Each of the novels also engages with an entire literary tradition:
Dar
, with the whole of modern Russian literature, from Pushkin to Fyodor’s émigré present;
Pale Fire
, with literature in English, from Shakespeare through Pope and Swift to Frost and T. S. Eliot. And in each case, one individual talent stands out within that tradition: Pushkin in
Dar
and Shakespeare in
Pale Fire
.

In both cases, although in different ways, the source of the artist’s work becomes problematic—more deeply so, the more we reread. Why does Fyodor write what he does? Why does he feel that “divine stab” prompting him to record his father’s life and travels? Why does someone of his esthetic inclinations experience such an irresistible impulse—after his initial bemused distaste—to write a
Life of Chernyshevsky
? Why does he suddenly feel a powerful urge to preserve the story of Yasha Chernyshevsky and his parents and then conclude, “There was a way—the only way” (
Gift
349), in a manner that somehow seems to help release
The Gift
itself? In
Pale Fire
, the problem of identifying immediate and ultimate sources is rather different. Where does the title of the poem “Pale Fire” come from? Kinbote, of course, has no clue. But is there anything to his apparently absurd claim to being the “only begetter” of Shade’s “Pale Fire” (
PF
17), to his sense that his pressing on Shade the claims of the Zembla story “acted as a catalytic agent upon the very process of the sustained creative effervescence that enabled Shade to produce a 1000-line poem in three weeks” (
PF
81)? And once we have enjoyed the comedy of the discords between Shade’s Appalachian poem and Kinbote’s Zemblan commentary, why do we keep detecting more and more concords between part and part, as if one owes something to the other?

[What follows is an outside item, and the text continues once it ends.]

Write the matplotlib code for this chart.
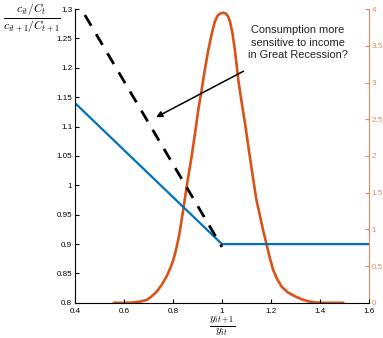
import matplotlib.pyplot as plt

plt.rcParams['font.family'] = ['Liberation Sans', 'DejaVu Sans']
plt.rcParams['mathtext.fontset'] = 'cm'

# consumption ratio lines (left axis)
blue_x = [0.4, 1.0, 1.6]
blue_y = [1.14, 0.9, 0.9]
dash_x = [0.44, 1.0]
dash_y = [1.29, 0.895]

# income growth density (right axis)
dens_x = [0.559, 0.60, 0.64, 0.67, 0.693, 0.71, 0.733, 0.755, 0.774, 0.79,
          0.801, 0.813, 0.824, 0.833, 0.842, 0.850, 0.858, 0.867, 0.876, 0.890,
          0.903, 0.917, 0.930, 0.944, 0.958, 0.971, 0.982, 0.993, 1.005, 1.016,
          1.025, 1.033, 1.043, 1.053, 1.060, 1.067, 1.080, 1.094, 1.104, 1.114,
          1.127, 1.141, 1.155, 1.168, 1.182, 1.195, 1.209, 1.226, 1.244, 1.27,
          1.298, 1.325, 1.352, 1.38, 1.42, 1.495]
dens_y = [0.0, 0.0, 0.005, 0.02, 0.04, 0.08, 0.15, 0.25, 0.36, 0.48,
          0.58, 0.73, 0.90, 1.08, 1.27, 1.45, 1.63, 1.81, 1.99, 2.31,
          2.62, 2.90, 3.17, 3.44, 3.66, 3.83, 3.91, 3.94, 3.95, 3.94,
          3.90, 3.83, 3.67, 3.44, 3.24, 3.03, 2.74, 2.45, 2.22, 1.99,
          1.70, 1.40, 1.19, 0.99, 0.80, 0.62, 0.45, 0.32, 0.22, 0.14,
          0.09, 0.05, 0.02, 0.005, 0.0, 0.0]

xticks = [0.4, 0.6, 0.8, 1.0, 1.2, 1.4, 1.6]
xlabels = ["0.4", "0.6", "0.8", "1", "1.2", "1.4", "1.6"]
lticks = [0.8, 0.85, 0.9, 0.95, 1.0, 1.05, 1.1, 1.15, 1.2, 1.25, 1.3]
llabels = ["0.8", "0.85", "0.9", "0.95", "1", "1.05", "1.1", "1.15", "1.2", "1.25", "1.3"]
rticks = [0, 0.5, 1, 1.5, 2, 2.5, 3, 3.5, 4]
rlabels = ["0", "0.5", "1", "1.5", "2", "2.5", "3", "3.5", "4"]

blue = "#0072BD"
orange = "#D95319"
raxis = "#E8875A"

fig = plt.figure(figsize=(3.83, 3.38), dpi=100)
ax = fig.add_axes([0.196, 0.104, 0.767, 0.869])
ax2 = ax.twinx()
ax.set_zorder(2)
ax.patch.set_visible(False)

ax.plot(blue_x, blue_y, color=blue, lw=1.6)
ax.plot(dash_x, dash_y, color="black", lw=2.0, dashes=(4.5, 3.5))
ax2.plot(dens_x, dens_y, color=orange, lw=1.9)

ax.set_xlim(0.4, 1.6)
ax.set_ylim(0.8, 1.3)
ax2.set_ylim(0, 4)

ax.set_xticks(xticks)
ax.set_xticklabels(xlabels)
ax.set_yticks(lticks)
ax.set_yticklabels(llabels)
ax2.set_yticks(rticks)
ax2.set_yticklabels(rlabels)

for a in (ax, ax2):
    a.spines["top"].set_visible(False)
ax.spines["right"].set_visible(False)
ax2.spines["left"].set_visible(False)
ax2.spines["bottom"].set_visible(False)
ax2.spines["right"].set_color(raxis)
ax.tick_params(direction="in", length=3, labelsize=5.8, width=0.8, pad=2)
ax.tick_params(axis="x", pad=3.5)
ax2.tick_params(direction="in", length=3, labelsize=5.8, colors=raxis, width=0.8, pad=2)

ax.annotate("Consumption more\nsensitive to income\nin Great Recession?",
            xy=(0.731, 1.116), xytext=(1.31, 1.243),
            ha="center", va="center", fontsize=7.9, color="#222222",
            linespacing=1.3,
            arrowprops=dict(arrowstyle="-|>", color="black", lw=1.1,
                            mutation_scale=9, shrinkA=13, shrinkB=0))

fig.text(0.084, 0.945, r"$\frac{c_{it}/C_t}{c_{it+1}/C_{t+1}}$", ha="center", va="center", fontsize=12)
fig.text(0.58, 0.034, r"$\frac{y_{it+1}}{y_{it}}$", ha="center", va="center", fontsize=11.5)

fig.savefig("out.png", dpi=100)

In the lives of both invented writers we can discern a similar pattern, although the details and the rhythm could not be more different: a fate superficially seems to mock and frustrate but discloses a deep underlying generosity. In Fyodor’s case the frustrations begin when he cannot accompany his father on his next expedition into Central Asia and are compounded when he and family flee Petrograd and the October Revolution and when his father fails to return from his last expedition. They continue through the novel as exile settles into a round of petty tedium and dislocation, and Fyodor has to abandon the projected life of his father that seemed to offer an imaginative consolation for his losses. Offsetting these frustrations are two great compensations, the flowering of his literary gift and the gift of his love for Zina. Yet even his love is frustrated in the final sweep of the novel, which moves not to the consummation that Fyodor anticipates with such longing, but to their both being locked out of their apartment penniless, as he had been locked out of new lodgings alone on the first night of the novel.

In Shade’s case the frustrations are fewer but more absolute: the lifelong frustration of his search for something beyond death; the birth of a daughter whose life is made such a misery by her physical unattractiveness that she commits suicide; a heart attack that at last seems to offer him a vision of a beyond but then appears only to turn into a cosmic joke, when the fountain that he glimpsed seems confirmed by another woman’s near-death experience until he finds her “fountain” was a misprint for “mountain”; his senseless murder, just before he can put the last line to his poetic testament; and even after that, the theft and appropriation of his poem by the megalomaniac next door, who imposes his own irrelevant designs on the greatest achievement of Shade’s life.

In both novels we are invited to recognize the ultimate kindliness of the fate in which the writer within the story trusts, despite all his disappointments. We are even invited to discover eventually that the person whose death obsesses the writer plays some part from beyond death in the protective pattern of his fate.